Short exercise
Retype exactly what runs from the first line of the data to the line with "0.001986, 0.002471, 0.00309]", keeping both of those lines and skipping pictures.
··· Recorded information ···
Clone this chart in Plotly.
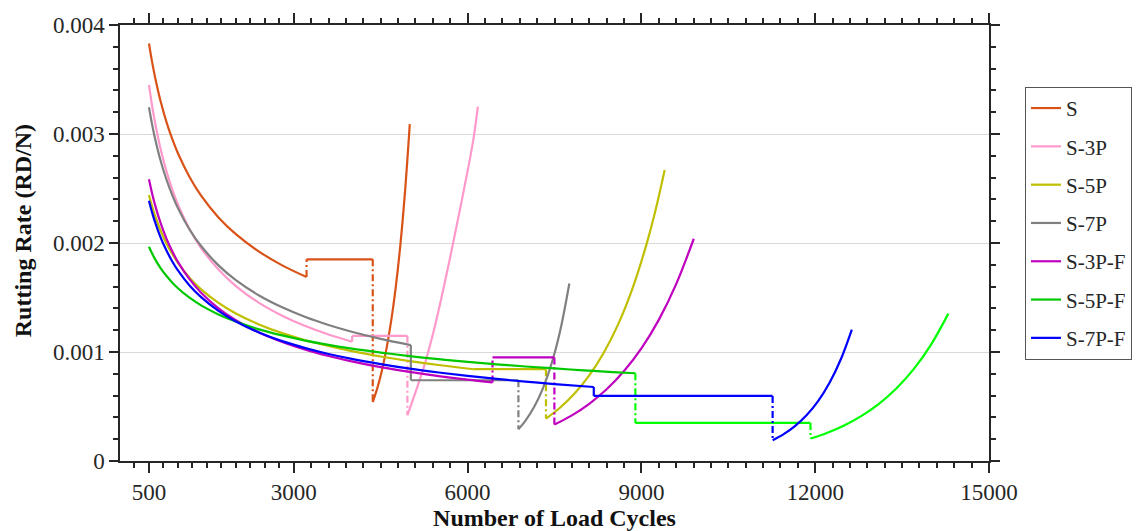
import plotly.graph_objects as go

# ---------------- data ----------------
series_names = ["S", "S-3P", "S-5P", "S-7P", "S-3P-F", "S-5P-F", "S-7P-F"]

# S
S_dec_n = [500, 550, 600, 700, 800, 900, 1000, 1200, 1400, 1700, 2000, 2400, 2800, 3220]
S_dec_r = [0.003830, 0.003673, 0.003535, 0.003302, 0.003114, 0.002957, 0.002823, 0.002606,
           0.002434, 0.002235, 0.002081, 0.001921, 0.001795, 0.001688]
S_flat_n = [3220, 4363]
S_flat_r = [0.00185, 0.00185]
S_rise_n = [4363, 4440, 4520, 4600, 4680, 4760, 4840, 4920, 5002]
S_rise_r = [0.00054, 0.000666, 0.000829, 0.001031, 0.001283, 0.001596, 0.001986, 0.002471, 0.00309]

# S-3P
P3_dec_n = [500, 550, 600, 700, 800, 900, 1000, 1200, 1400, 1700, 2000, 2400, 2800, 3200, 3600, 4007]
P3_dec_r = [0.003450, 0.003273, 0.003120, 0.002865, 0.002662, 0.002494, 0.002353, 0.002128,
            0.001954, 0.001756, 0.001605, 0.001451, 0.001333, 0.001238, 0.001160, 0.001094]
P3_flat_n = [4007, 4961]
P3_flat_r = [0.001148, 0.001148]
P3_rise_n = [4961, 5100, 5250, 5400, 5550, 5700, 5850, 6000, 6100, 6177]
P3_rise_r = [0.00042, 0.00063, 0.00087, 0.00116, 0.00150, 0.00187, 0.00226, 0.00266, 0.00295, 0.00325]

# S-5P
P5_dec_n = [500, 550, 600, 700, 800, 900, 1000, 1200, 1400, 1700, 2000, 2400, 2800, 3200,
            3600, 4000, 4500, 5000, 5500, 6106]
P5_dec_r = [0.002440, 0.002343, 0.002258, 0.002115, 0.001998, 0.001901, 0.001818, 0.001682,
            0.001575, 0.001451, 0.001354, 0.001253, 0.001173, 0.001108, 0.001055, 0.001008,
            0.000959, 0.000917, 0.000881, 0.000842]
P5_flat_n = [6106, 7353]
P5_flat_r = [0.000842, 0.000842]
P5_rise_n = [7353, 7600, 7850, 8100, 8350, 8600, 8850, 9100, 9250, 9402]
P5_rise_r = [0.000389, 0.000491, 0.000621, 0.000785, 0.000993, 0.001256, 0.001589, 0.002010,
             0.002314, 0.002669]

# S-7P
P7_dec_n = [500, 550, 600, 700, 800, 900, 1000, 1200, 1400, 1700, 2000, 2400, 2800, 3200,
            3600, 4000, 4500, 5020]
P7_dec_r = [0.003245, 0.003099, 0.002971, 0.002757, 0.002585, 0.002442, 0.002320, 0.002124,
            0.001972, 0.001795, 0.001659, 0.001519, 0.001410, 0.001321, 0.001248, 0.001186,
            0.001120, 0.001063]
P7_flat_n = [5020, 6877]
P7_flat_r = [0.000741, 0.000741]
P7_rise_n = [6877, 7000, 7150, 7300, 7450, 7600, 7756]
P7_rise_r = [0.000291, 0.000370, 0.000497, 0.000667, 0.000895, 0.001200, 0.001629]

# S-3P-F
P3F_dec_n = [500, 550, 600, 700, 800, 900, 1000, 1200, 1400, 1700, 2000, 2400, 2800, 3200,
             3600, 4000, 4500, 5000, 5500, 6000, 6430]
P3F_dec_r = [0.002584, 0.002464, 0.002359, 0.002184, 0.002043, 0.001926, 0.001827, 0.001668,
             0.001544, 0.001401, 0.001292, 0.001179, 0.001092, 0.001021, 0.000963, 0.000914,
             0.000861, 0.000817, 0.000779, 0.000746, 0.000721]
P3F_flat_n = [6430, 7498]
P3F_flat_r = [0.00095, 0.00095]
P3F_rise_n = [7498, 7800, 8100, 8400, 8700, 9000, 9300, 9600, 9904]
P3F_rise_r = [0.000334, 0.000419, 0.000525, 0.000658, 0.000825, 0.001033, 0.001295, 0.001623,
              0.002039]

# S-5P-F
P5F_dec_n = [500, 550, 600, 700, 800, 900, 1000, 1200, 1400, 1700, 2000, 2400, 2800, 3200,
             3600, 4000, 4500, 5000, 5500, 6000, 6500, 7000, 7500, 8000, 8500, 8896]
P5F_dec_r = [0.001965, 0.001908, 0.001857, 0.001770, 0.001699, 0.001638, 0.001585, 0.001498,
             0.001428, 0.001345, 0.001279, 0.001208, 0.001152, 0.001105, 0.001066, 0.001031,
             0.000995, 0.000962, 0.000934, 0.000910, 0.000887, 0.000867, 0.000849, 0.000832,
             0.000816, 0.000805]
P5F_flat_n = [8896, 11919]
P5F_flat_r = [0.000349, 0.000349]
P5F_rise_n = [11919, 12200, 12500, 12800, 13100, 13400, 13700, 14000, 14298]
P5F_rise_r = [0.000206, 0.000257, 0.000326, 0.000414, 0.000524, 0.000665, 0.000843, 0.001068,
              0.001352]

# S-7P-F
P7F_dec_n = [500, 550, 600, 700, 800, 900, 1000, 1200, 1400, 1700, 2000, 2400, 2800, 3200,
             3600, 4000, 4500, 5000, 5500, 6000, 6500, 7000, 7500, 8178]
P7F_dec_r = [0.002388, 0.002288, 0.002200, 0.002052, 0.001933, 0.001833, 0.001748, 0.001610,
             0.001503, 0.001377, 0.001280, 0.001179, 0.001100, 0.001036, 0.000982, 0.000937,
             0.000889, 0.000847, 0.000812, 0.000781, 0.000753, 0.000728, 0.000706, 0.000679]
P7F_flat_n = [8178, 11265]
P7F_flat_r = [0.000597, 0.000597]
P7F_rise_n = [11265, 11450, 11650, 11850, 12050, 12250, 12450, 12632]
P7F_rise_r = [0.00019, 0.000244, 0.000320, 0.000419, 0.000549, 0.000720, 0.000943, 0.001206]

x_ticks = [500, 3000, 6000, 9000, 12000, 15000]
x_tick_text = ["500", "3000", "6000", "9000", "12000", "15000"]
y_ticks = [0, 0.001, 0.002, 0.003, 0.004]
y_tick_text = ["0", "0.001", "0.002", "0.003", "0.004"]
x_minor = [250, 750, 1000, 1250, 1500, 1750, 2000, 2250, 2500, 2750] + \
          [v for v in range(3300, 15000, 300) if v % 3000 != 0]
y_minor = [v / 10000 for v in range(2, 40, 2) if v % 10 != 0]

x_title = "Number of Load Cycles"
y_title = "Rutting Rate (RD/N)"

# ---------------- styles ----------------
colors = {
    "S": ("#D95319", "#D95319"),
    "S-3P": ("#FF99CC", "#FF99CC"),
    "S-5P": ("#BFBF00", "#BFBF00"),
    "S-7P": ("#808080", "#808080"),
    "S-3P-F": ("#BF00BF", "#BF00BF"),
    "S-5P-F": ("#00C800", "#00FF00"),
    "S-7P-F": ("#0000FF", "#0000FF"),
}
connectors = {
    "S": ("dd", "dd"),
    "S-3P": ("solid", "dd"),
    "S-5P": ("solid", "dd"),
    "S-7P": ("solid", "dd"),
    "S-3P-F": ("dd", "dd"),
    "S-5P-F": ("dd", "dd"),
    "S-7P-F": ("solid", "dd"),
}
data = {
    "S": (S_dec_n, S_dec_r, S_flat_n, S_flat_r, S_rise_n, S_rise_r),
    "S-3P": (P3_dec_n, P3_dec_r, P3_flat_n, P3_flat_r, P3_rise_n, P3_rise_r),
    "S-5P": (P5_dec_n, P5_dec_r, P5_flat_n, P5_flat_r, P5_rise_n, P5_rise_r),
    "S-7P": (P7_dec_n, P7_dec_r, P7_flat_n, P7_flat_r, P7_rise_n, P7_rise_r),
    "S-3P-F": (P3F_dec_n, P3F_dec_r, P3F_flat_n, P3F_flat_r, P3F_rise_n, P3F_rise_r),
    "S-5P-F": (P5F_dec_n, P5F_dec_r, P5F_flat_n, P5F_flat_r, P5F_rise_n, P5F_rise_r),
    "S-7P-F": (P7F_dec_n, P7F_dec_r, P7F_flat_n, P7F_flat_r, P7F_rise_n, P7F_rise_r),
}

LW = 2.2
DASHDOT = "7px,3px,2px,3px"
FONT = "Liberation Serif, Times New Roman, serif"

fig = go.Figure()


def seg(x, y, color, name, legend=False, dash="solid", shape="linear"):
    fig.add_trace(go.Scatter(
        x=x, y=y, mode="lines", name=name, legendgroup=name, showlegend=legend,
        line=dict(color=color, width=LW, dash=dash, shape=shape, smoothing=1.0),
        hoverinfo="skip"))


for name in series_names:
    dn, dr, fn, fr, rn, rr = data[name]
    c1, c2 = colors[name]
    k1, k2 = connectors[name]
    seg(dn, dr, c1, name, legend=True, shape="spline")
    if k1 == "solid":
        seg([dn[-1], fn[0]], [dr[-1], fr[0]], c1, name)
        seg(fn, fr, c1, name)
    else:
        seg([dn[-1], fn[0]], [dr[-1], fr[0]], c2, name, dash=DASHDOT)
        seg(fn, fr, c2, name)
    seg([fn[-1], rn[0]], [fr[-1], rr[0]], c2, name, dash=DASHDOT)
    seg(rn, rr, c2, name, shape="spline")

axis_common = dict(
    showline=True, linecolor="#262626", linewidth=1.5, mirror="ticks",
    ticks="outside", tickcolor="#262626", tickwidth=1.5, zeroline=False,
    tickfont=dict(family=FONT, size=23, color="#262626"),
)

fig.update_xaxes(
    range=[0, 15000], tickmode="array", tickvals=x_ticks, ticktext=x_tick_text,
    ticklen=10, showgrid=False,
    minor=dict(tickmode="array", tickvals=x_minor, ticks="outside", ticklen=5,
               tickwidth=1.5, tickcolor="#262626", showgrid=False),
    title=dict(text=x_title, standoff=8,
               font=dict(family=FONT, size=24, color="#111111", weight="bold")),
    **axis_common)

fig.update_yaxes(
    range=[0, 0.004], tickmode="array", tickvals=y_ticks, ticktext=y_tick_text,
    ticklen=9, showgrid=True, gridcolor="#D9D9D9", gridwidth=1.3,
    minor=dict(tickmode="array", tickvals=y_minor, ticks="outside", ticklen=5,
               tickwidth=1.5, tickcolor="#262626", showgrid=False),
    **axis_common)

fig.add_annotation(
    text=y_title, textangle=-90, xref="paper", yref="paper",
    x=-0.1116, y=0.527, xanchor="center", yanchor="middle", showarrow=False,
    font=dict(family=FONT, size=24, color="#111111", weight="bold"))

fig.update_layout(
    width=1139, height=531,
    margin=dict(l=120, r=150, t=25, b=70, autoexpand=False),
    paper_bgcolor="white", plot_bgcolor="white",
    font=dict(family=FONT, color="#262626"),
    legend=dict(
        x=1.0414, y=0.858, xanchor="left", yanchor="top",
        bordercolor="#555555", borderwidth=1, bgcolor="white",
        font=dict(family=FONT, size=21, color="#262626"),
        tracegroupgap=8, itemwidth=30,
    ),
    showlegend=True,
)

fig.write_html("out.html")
···
Full solution
Clone this chart in Plotly.
import plotly.graph_objects as go

# ---------------- data ----------------
series_names = ["S", "S-3P", "S-5P", "S-7P", "S-3P-F", "S-5P-F", "S-7P-F"]

# S
S_dec_n = [500, 550, 600, 700, 800, 900, 1000, 1200, 1400, 1700, 2000, 2400, 2800, 3220]
S_dec_r = [0.003830, 0.003673, 0.003535, 0.003302, 0.003114, 0.002957, 0.002823, 0.002606,
           0.002434, 0.002235, 0.002081, 0.001921, 0.001795, 0.001688]
S_flat_n = [3220, 4363]
S_flat_r = [0.00185, 0.00185]
S_rise_n = [4363, 4440, 4520, 4600, 4680, 4760, 4840, 4920, 5002]
S_rise_r = [0.00054, 0.000666, 0.000829, 0.001031, 0.001283, 0.001596, 0.001986, 0.002471, 0.00309]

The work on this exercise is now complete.